Escalate high-priority incidents: Ensure faster response time and accurate resource allocation to incidents that are categorized as high priority by promptly escalating them. Leverage alerting tools to minimize wasted time in scrambling for on-call service technicians. This can be achieved by automating the alert routing process based on on-call schedules and pre-defined routing rules.

Collaborate and Communicate: Foster effective communication and collaboration among the triage team, IT support staff, and other relevant stakeholders. This helps ensure that information is shared promptly, critical incidents are escalated when necessary, and everyone is aligned on incident priorities.
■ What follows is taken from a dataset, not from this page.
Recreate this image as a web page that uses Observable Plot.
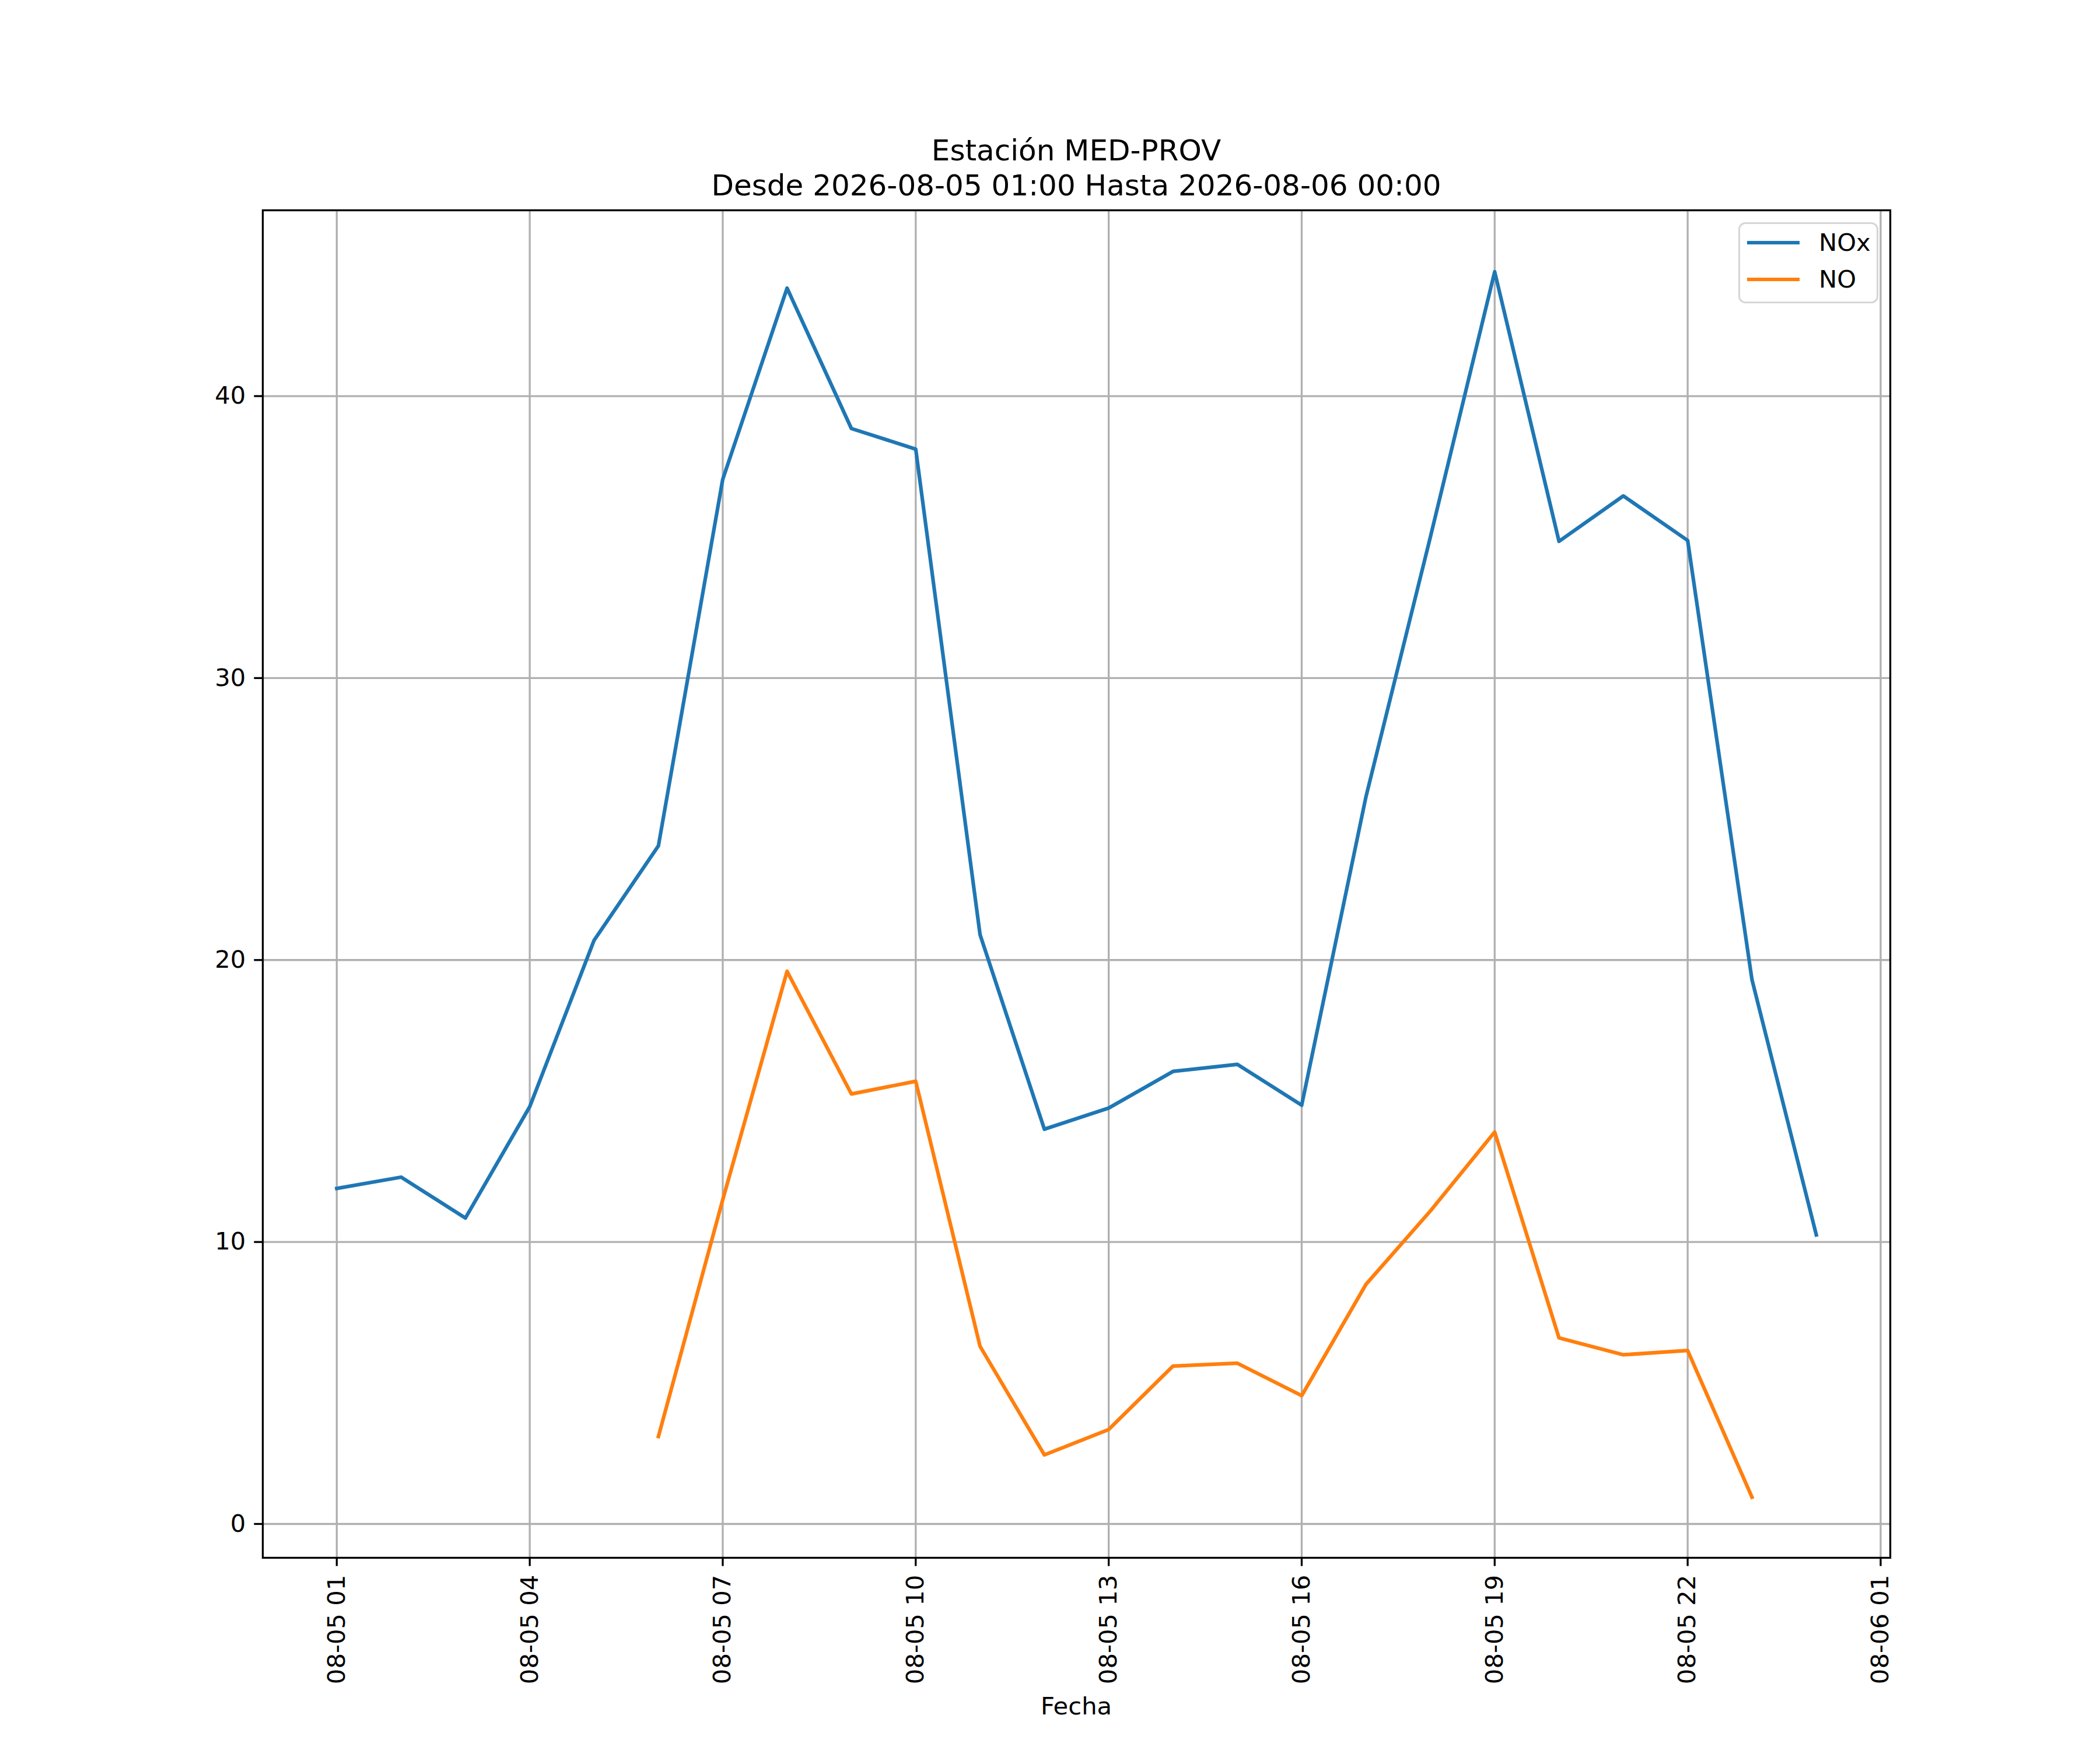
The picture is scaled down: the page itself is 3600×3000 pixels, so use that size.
<!DOCTYPE html>
<html>
<head>
<meta charset="utf-8">
<script src="https://cdn.jsdelivr.net/npm/d3@7"></script>
<script src="https://cdn.jsdelivr.net/npm/@observablehq/plot@0.6"></script>
<style>
  html, body { margin: 0; padding: 0; background: #fff; }
  #fig { position: relative; width: 3600px; height: 3000px; background: #fff; font-family: "DejaVu Sans", sans-serif; }
  #title { position: absolute; left: 0; width: 3690px; top: 228px; text-align: center; font-size: 50px; line-height: 60px; color: #000; }
  #xlabel { position: absolute; left: 0; width: 3690px; top: 2900px; text-align: center; font-size: 41.7px; line-height: 50px; color: #000; }
  #legend { position: absolute; left: 2980px; top: 381px; width: 234px; height: 133px; border: 3.3px solid #d6d6d6; border-radius: 12px; background: rgba(255,255,255,0.8); }
  .sw { position: absolute; left: 12px; width: 90px; height: 6.25px; }
  .lt { position: absolute; left: 135px; font-size: 41.7px; line-height: 50px; color: #000; }
</style>
</head>
<body>
<div id="fig">
  <div id="chart"></div>
  <div id="title">Estación MED-PROV<br>Desde 2026-08-05 01:00 Hasta 2026-08-06 00:00</div>
  <div id="xlabel">Fecha</div>
  <div id="legend">
    <div class="sw" style="top:29px;background:#1f77b4"></div>
    <div class="lt" style="top:7px">NOx</div>
    <div class="sw" style="top:92px;background:#ff7f0e"></div>
    <div class="lt" style="top:70px">NO</div>
  </div>
</div>
<script>
// Hours of 2026-08-05 (24 = 2026-08-06 00:00)
const noxHours = [1,2,3,4,5,6,7,8,9,10,11,12,13,14,15,16,17,18,19,20,21,22,23,24];
const noxValues = [11.9,12.3,10.85,14.8,20.7,24.05,37.05,43.83,38.85,38.12,20.9,14.0,14.75,16.05,16.3,14.85,25.8,35.0,44.41,34.85,36.46,34.88,19.3,10.25];
const noHours = [6,7,8,9,10,11,12,13,14,15,16,17,18,19,20,21,22,23];
const noValues = [3.1,11.5,19.6,15.25,15.7,6.3,2.45,3.35,5.6,5.7,4.55,8.5,11.1,13.9,6.6,6.0,6.15,0.95];
const xTickHours = [1,4,7,10,13,16,19,22,25];
const yTicks = [0,10,20,30,40];

const base = Date.UTC(2026, 7, 5, 0, 0);
const toDate = h => new Date(base + h * 3600e3);
const nox = noxHours.map((h, i) => ({date: toDate(h), value: noxValues[i]}));
const no = noHours.map((h, i) => ({date: toDate(h), value: noValues[i]}));
const xTicks = xTickHours.map(toDate);
const fmt = d3.utcFormat("%m-%d %H");

const plot = Plot.plot({
  width: 3600,
  height: 3000,
  marginLeft: 450,
  marginRight: 360,
  marginTop: 360,
  marginBottom: 330,
  style: {fontFamily: "DejaVu Sans", background: "transparent", color: "#000"},
  x: {type: "utc", domain: [toDate(-0.15), toDate(25.15)], label: null},
  y: {domain: [-1.2, 46.59], label: null},
  marks: [
    Plot.gridX(xTicks, {stroke: "#b0b0b0", strokeOpacity: 1, strokeWidth: 3.3}),
    Plot.gridY(yTicks, {stroke: "#b0b0b0", strokeOpacity: 1, strokeWidth: 3.3}),
    Plot.line(nox, {x: "date", y: "value", stroke: "#1f77b4", strokeWidth: 6.25, strokeLinejoin: "round", strokeLinecap: "square"}),
    Plot.line(no, {x: "date", y: "value", stroke: "#ff7f0e", strokeWidth: 6.25, strokeLinejoin: "round", strokeLinecap: "square"}),
    Plot.frame({stroke: "#000", strokeWidth: 3.3}),
    Plot.axisY({ticks: yTicks, tickFormat: d => String(d), tickSize: 14.6, tickPadding: 14.6, fontSize: 41.7, strokeWidth: 3.3, label: null}),
    Plot.axisX({ticks: xTicks, tickFormat: fmt, tickSize: 14.6, tickPadding: 14.6, tickRotate: -90, fontSize: 41.7, strokeWidth: 3.3, label: null})
  ]
});
document.getElementById("chart").appendChild(plot);
</script>
</body>
</html>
Continuously Monitor and Refine: Regularly review and analyze the incident triage process to identify areas for improvement. Gather feedback on triage accuracy from the team, including help desk agents and service ticket owners, track performance metrics, and refine the triage guidelines and checklist as needed.

Training and Skill Development: Invest in training and skill development for the triage team to enhance their technical knowledge, problem-solving abilities, and incident-handling skills, all with the ultimate goal of improving triage accuracy. This equips them to make better-informed decisions during the triage process.
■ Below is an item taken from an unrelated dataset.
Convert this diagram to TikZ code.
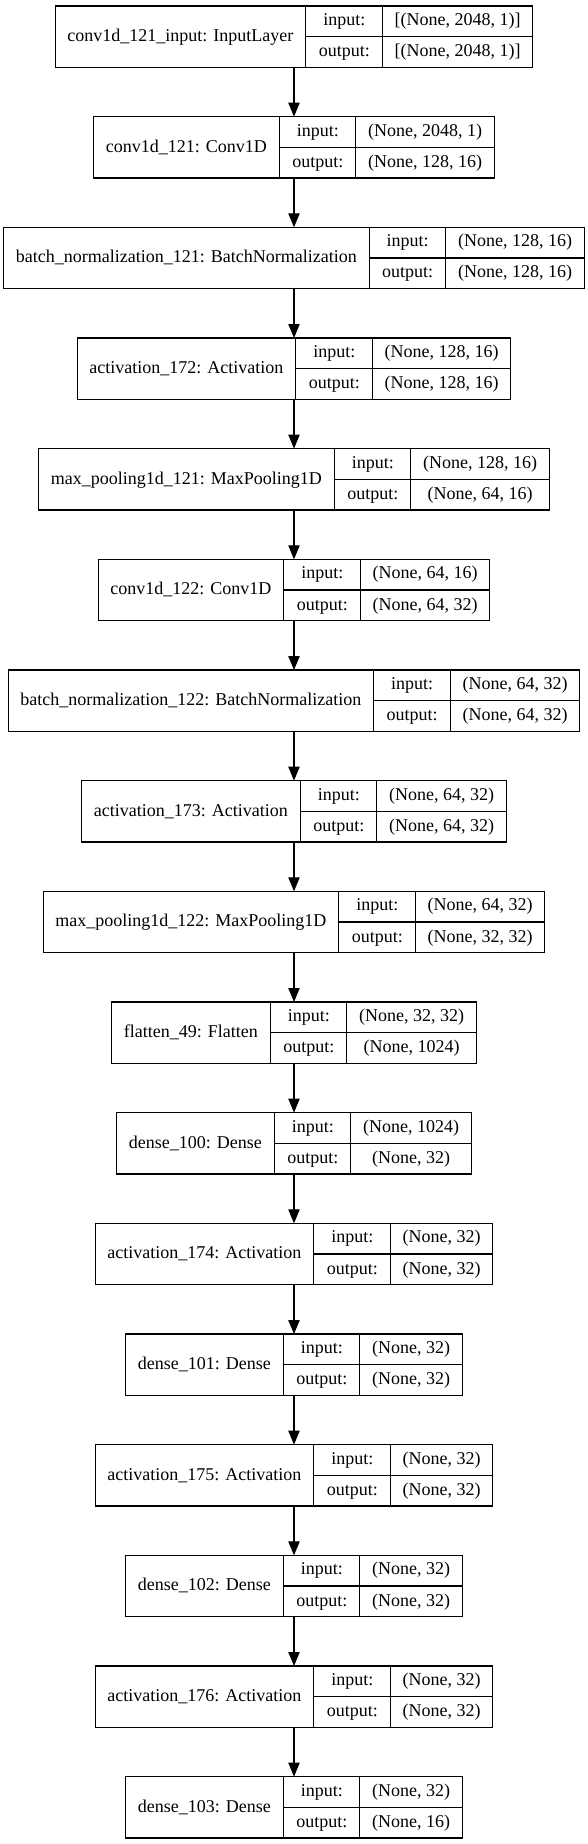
\documentclass[tikz,border=0pt]{standalone}
\usepackage{fontspec}
\setmainfont{Liberation Serif}
\usepackage{tikz}
\usetikzlibrary{arrows.meta}
\usetikzlibrary{positioning}

\newcommand{\layerfont}{\fontsize{13.5pt}{16pt}\selectfont}
\newcommand{\rowstrut}{\rule[-8pt]{0pt}{22.6pt}}
\setlength{\arrayrulewidth}{0.8pt}
\setlength{\tabcolsep}{9.3pt}

\tikzset{
  layerbox/.style={draw, line width=0.8pt, inner sep=0pt, outer sep=0pt, anchor=north},
  flow/.style={line width=0.8pt, -{Triangle[length=10.5pt,width=8.5pt]}}
}

% \layer{id}{top}{name}{input shape}{output shape}
\newcommand{\layer}[5]{%
  \node[layerbox] (#1) at (0,#2) {%
    \begin{tabular}{c|@{}c@{}}
      #3 &
      \begin{tabular}{c|c}
        \rowstrut input: & #4 \\ \hline
        \rowstrut output: & #5
      \end{tabular}
    \end{tabular}};
}

\begin{document}
\begin{tikzpicture}[x=1pt,y=1pt,font=\layerfont]
    \useasboundingbox (-220.5,0) rectangle (220.5,-1383);

    \layer{input}{-4.5}{conv1d\_121\_input: InputLayer}{[(None, 2048, 1)]}{[(None, 2048, 1)]}
    \layer{conva}{-87.5}{conv1d\_121: Conv1D}{(None, 2048, 1)}{(None, 128, 16)}
    \layer{bna}{-170.5}{batch\_normalization\_121: BatchNormalization}{(None, 128, 16)}{(None, 128, 16)}
    \layer{acta}{-253.5}{activation\_172: Activation}{(None, 128, 16)}{(None, 128, 16)}
    \layer{poola}{-336.5}{max\_pooling1d\_121: MaxPooling1D}{(None, 128, 16)}{(None, 64, 16)}
    \layer{convb}{-419.5}{conv1d\_122: Conv1D}{(None, 64, 16)}{(None, 64, 32)}
    \layer{bnb}{-502.5}{batch\_normalization\_122: BatchNormalization}{(None, 64, 32)}{(None, 64, 32)}
    \layer{actb}{-585.5}{activation\_173: Activation}{(None, 64, 32)}{(None, 64, 32)}
    \layer{poolb}{-668.5}{max\_pooling1d\_122: MaxPooling1D}{(None, 64, 32)}{(None, 32, 32)}
    \layer{flat}{-751.5}{flatten\_49: Flatten}{(None, 32, 32)}{(None, 1024)}
    \layer{densea}{-834.5}{dense\_100: Dense}{(None, 1024)}{(None, 32)}
    \layer{actc}{-917.5}{activation\_174: Activation}{(None, 32)}{(None, 32)}
    \layer{denseb}{-1000.5}{dense\_101: Dense}{(None, 32)}{(None, 32)}
    \layer{actd}{-1083.5}{activation\_175: Activation}{(None, 32)}{(None, 32)}
    \layer{densec}{-1166.5}{dense\_102: Dense}{(None, 32)}{(None, 32)}
    \layer{acte}{-1249.5}{activation\_176: Activation}{(None, 32)}{(None, 32)}
    \layer{densed}{-1332.5}{dense\_103: Dense}{(None, 32)}{(None, 16)}

    \draw[flow] (input.south) -- (conva.north);
    \draw[flow] (conva.south) -- (bna.north);
    \draw[flow] (bna.south) -- (acta.north);
    \draw[flow] (acta.south) -- (poola.north);
    \draw[flow] (poola.south) -- (convb.north);
    \draw[flow] (convb.south) -- (bnb.north);
    \draw[flow] (bnb.south) -- (actb.north);
    \draw[flow] (actb.south) -- (poolb.north);
    \draw[flow] (poolb.south) -- (flat.north);
    \draw[flow] (flat.south) -- (densea.north);
    \draw[flow] (densea.south) -- (actc.north);
    \draw[flow] (actc.south) -- (denseb.north);
    \draw[flow] (denseb.south) -- (actd.north);
    \draw[flow] (actd.south) -- (densec.north);
    \draw[flow] (densec.south) -- (acte.north);
    \draw[flow] (acte.south) -- (densed.north);
\end{tikzpicture}
\end{document}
Document Triage Decisions: Keep detailed records of triage decisions, including the rationale behind each decision and any actions taken. This documentation helps with post-incident analysis, trend identification, and knowledge sharing.

Conclusion:

Mastering IT incident triage is essential for effectively managing and resolving IT incidents, minimizing their impact, and maintaining business continuity. By promptly identifying incidents, categorizing and prioritizing them, conducting thorough investigations, and fostering collaboration, organizations can ensure swift incident resolution. Continuous improvement, documentation, and a culture of learning contribute to the evolution of incident triage processes, enabling businesses to stay resilient and responsive in the face of unexpected IT incidents. Implementing best practices in incident triage not only mitigates the impact of incidents but also enhances the overall efficiency and effectiveness of incident management.